Pharmacopoeia and Medicine Chests

Devolpment of the Pharmecopias

 

The ongoing attempts at standardization of the medical field during the 19th century was through the use of pharmecopias, or a book with a compilation of the accepted practices in the medical and pharmaceutical professions and standard medicinal substances. It ensured that there was the purity of standardized substances and could control what items and recipes were used to regulate trade. 

While pharmacopeias had been published for centuries in London, Dublin and Edinburgh, in 1864, the first British Pharmacopeia was published to have standardization and reform across Britain. It could also be used in other places across the British Empire to ensure the colonies practiced a standardized form of medicine. 

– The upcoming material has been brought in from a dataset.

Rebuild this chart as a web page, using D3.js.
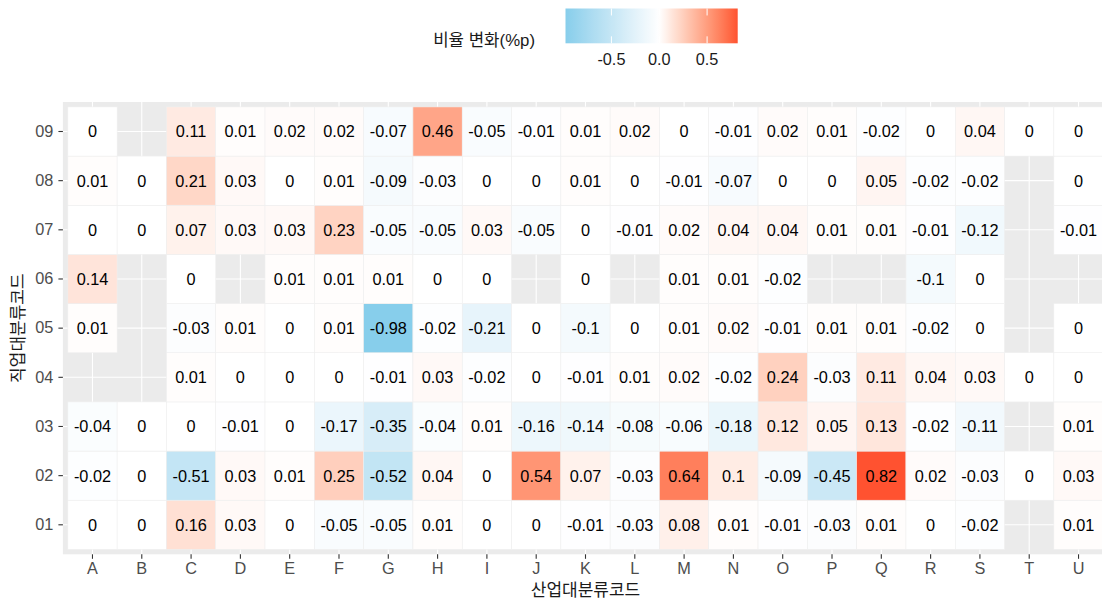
<!DOCTYPE html>
<html>
<head>
<meta charset="utf-8">
<script src="https://cdn.jsdelivr.net/npm/d3@7"></script>
<style>
  body { margin: 0; background: #fff; }
  svg { display: block; }
  text { font-family: "Liberation Sans", Arial, "Noto Sans CJK KR", sans-serif; }
</style>
</head>
<body>
<svg id="chart" width="1102" height="600"></svg>
<script>
// ---- data ----
const industryCodes = ["A","B","C","D","E","F","G","H","I","J","K","L","M","N","O","P","Q","R","S","T","U"];
const occupationCodes = ["01","02","03","04","05","06","07","08","09"];
// values by occupation code, in industry order A..U (null = no data)
const occ09 = [0, null, 0.11, 0.01, 0.02, 0.02, -0.07, 0.46, -0.05, -0.01, 0.01, 0.02, 0, -0.01, 0.02, 0.01, -0.02, 0, 0.04, 0, 0];
const occ08 = [0.01, 0, 0.21, 0.03, 0, 0.01, -0.09, -0.03, 0, 0, 0.01, 0, -0.01, -0.07, 0, 0, 0.05, -0.02, -0.02, null, 0];
const occ07 = [0, 0, 0.07, 0.03, 0.03, 0.23, -0.05, -0.05, 0.03, -0.05, 0, -0.01, 0.02, 0.04, 0.04, 0.01, 0.01, -0.01, -0.12, null, -0.01];
const occ06 = [0.14, null, 0, null, 0.01, 0.01, 0.01, 0, 0, null, 0, null, 0.01, 0.01, -0.02, null, null, -0.1, 0, null, null];
const occ05 = [0.01, null, -0.03, 0.01, 0, 0.01, -0.98, -0.02, -0.21, 0, -0.1, 0, 0.01, 0.02, -0.01, 0.01, 0.01, -0.02, 0, null, 0];
const occ04 = [null, null, 0.01, 0, 0, 0, -0.01, 0.03, -0.02, 0, -0.01, 0.01, 0.02, -0.02, 0.24, -0.03, 0.11, 0.04, 0.03, 0, 0];
const occ03 = [-0.04, 0, 0, -0.01, 0, -0.17, -0.35, -0.04, 0.01, -0.16, -0.14, -0.08, -0.06, -0.18, 0.12, 0.05, 0.13, -0.02, -0.11, null, 0.01];
const occ02 = [-0.02, 0, -0.51, 0.03, 0.01, 0.25, -0.52, 0.04, 0, 0.54, 0.07, -0.03, 0.64, 0.1, -0.09, -0.45, 0.82, 0.02, -0.03, 0, 0.03];
const occ01 = [0, 0, 0.16, 0.03, 0, -0.05, -0.05, 0.01, 0, 0, -0.01, -0.03, 0.08, 0.01, -0.01, -0.03, 0.01, 0, -0.02, null, 0.01];
const legendTicks = [-0.5, 0.0, 0.5];
const legendTitle = "비율 변화(%p)";
const xTitle = "산업대분류코드";
const yTitle = "직업대분류코드";

const rows = {"01": occ01, "02": occ02, "03": occ03, "04": occ04, "05": occ05,
              "06": occ06, "07": occ07, "08": occ08, "09": occ09};
const cells = [];
occupationCodes.forEach(o => {
  rows[o].forEach((v, i) => {
    if (v !== null) cells.push({x: industryCodes[i], y: o, v: v});
  });
});

// ---- layout ----
const svg = d3.select("#chart");
const panel = {left: 62.9, right: 1108.1, top: 102, bottom: 554.3};

const x = d3.scaleBand().domain(industryCodes)
  .range([panel.left, panel.right]).paddingInner(0).paddingOuter(0.1);
const y = d3.scaleBand().domain(occupationCodes)
  .range([panel.bottom, panel.top]).paddingInner(0).paddingOuter(0.1);

// colour: gradient2 (skyblue - white - red), rescaled around 0 by max |v|
const vExtent = d3.extent(cells, d => d.v);
const maxAbs = d3.max(cells, d => Math.abs(d.v));
const posI = d3.interpolateLab("white", "red");
const negI = d3.interpolateLab("white", "skyblue");
const fill = v => v >= 0 ? posI(v / maxAbs) : negI(-v / maxAbs);

const FS = 16.3;

// panel background
svg.append("rect")
  .attr("x", panel.left).attr("y", panel.top)
  .attr("width", panel.right - panel.left).attr("height", panel.bottom - panel.top)
  .attr("fill", "#EBEBEB");

// grid lines
const grid = svg.append("g");
industryCodes.forEach(c => {
  const cx = x(c) + x.bandwidth() / 2;
  grid.append("line").attr("x1", cx).attr("x2", cx)
    .attr("y1", panel.top).attr("y2", panel.bottom)
    .attr("stroke", "#fff").attr("stroke-width", 1.1);
});
occupationCodes.forEach(c => {
  const cy = y(c) + y.bandwidth() / 2;
  grid.append("line").attr("x1", panel.left).attr("x2", panel.right)
    .attr("y1", cy).attr("y2", cy)
    .attr("stroke", "#fff").attr("stroke-width", 1.1);
});

// tiles
svg.append("g").selectAll("rect").data(cells).join("rect")
  .attr("x", d => x(d.x)).attr("y", d => y(d.y))
  .attr("width", x.bandwidth()).attr("height", y.bandwidth())
  .attr("fill", d => fill(d.v))
  .attr("stroke", "#EFEFEF").attr("stroke-width", 0.6);

// cell labels
const fmt = v => String(+v.toFixed(2));
svg.append("g").selectAll("text").data(cells).join("text")
  .attr("x", d => x(d.x) + x.bandwidth() / 2)
  .attr("y", d => y(d.y) + y.bandwidth() / 2)
  .attr("text-anchor", "middle").attr("dominant-baseline", "central")
  .attr("font-size", FS).attr("fill", "#000")
  .text(d => fmt(d.v));

// axes
const xAxis = d3.axisBottom(x).tickSize(4.5).tickPadding(4);
const gx = svg.append("g").attr("transform", `translate(0,${panel.bottom})`).call(xAxis);
gx.select(".domain").remove();
gx.selectAll(".tick line").attr("stroke", "#333").attr("stroke-width", 1.1);
gx.selectAll(".tick text").attr("font-size", FS).attr("fill", "#4D4D4D")
  .attr("font-family", "Liberation Sans, Arial, sans-serif");

const yAxis = d3.axisLeft(y).tickSize(4.5).tickPadding(5);
const gy = svg.append("g").attr("transform", `translate(${panel.left},0)`).call(yAxis);
gy.select(".domain").remove();
gy.selectAll(".tick line").attr("stroke", "#333").attr("stroke-width", 1.1);
gy.selectAll(".tick text").attr("font-size", FS).attr("fill", "#4D4D4D")
  .attr("font-family", "Liberation Sans, Arial, sans-serif");

// axis titles
svg.append("text")
  .attr("x", (panel.left + panel.right) / 2).attr("y", 588)
  .attr("text-anchor", "middle").attr("dominant-baseline", "central")
  .attr("font-size", 17).attr("fill", "#1A1A1A")
  .style("font-family", "'Noto Sans CJK KR', sans-serif")
  .text(xTitle);
svg.append("text")
  .attr("transform", `translate(16,${(panel.top + panel.bottom) / 2}) rotate(-90)`)
  .attr("text-anchor", "middle").attr("dominant-baseline", "central")
  .attr("font-size", 17).attr("fill", "#1A1A1A")
  .style("font-family", "'Noto Sans CJK KR', sans-serif")
  .text(yTitle);

// legend
const leg = {x0: 565.5, x1: 737.7, y0: 8.5, y1: 43.3};
const lx = d3.scaleLinear().domain(vExtent).range([leg.x0, leg.x1]);
const defs = svg.append("defs");
const grad = defs.append("linearGradient").attr("id", "lg")
  .attr("x1", "0%").attr("x2", "100%").attr("y1", "0%").attr("y2", "0%");
const nStops = 60;
d3.range(nStops + 1).forEach(i => {
  const t = i / nStops;
  const v = vExtent[0] + t * (vExtent[1] - vExtent[0]);
  grad.append("stop").attr("offset", (t * 100) + "%").attr("stop-color", fill(v));
});
svg.append("rect")
  .attr("x", leg.x0).attr("y", leg.y0)
  .attr("width", leg.x1 - leg.x0).attr("height", leg.y1 - leg.y0)
  .attr("fill", "url(#lg)");
const tickLen = (leg.y1 - leg.y0) / 5;
legendTicks.forEach(t => {
  const tx = lx(t);
  svg.append("line").attr("x1", tx).attr("x2", tx).attr("y1", leg.y0).attr("y2", leg.y0 + tickLen)
    .attr("stroke", "#fff").attr("stroke-width", 1);
  svg.append("line").attr("x1", tx).attr("x2", tx).attr("y1", leg.y1 - tickLen).attr("y2", leg.y1)
    .attr("stroke", "#fff").attr("stroke-width", 1);
  svg.append("text").attr("x", tx).attr("y", 59)
    .attr("text-anchor", "middle").attr("dominant-baseline", "central")
    .attr("font-size", FS).attr("fill", "#1A1A1A")
    .text(d3.format(".1f")(t).replace("−", "-"));
});
svg.append("text")
  .attr("x", 535).attr("y", 40)
  .attr("text-anchor", "end").attr("dominant-baseline", "central")
  .attr("font-size", 16.8).attr("fill", "#1A1A1A")
  .text(legendTitle);
</script>
</body>
</html>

This excerpt from a pharmacopeia from 1851 shows how it could be used as a reference and educational tool by showing the breakdown of different weight and liquid measurements which are then referenced throughout the book.  It also includes a section on "Materia Medica",  on how to store, use, and identify different vegetable, animal, and chemical substances used in curing diseases or medicines, as well as a part on "Preparation and Compounds" of things like pills, enemas, metals, powders, and syrups. 

Medicine Chests

In addition to the pharmacopeia came new ways to store, pack, and distribute medicine both domestically for personal and family use but also for the context of the British Empire in the use of medicine chests. Medicine now came in forms, as opposed to the style powders, with compressed tablets and branded products, that made it easier to include more items in a smaller space. It was also easier to market and sell in advertisements to new middle class families. 

Take a look on how a these elements might interact: A medience chest would contain a variety of different medicines, often in pill or powder form, as well as different tools. The Rosewood Medicine Chest includes a bottle of Calomel. Which is a purgative, which would help release waste from a body. This bottle, is from somewhere else, but could have been used in a place like an apothecary or a medicine chest. The page from the pharmacopeia, would explain how a medical practitioner might be educated on the topic. It does not give a specific disease it could help cure but does explain how it could be given to treat the diseases of children. 

Sources Used: 

Anderson, Stuart. “Pharmacy and Empire: The ‘British Pharmacopoeia’ as an Instrument of Imperialism 1864 to 1932.” Pharmacy in History 52, no. 3/4 (2010): 112–21. 

Bhattacharya, Nandini “The Colonial Medicine Chest.” In Disparate Remedies: Making Medicines in Modern India, 7:21–46. (McGill-Queen’s University Press, 2023.)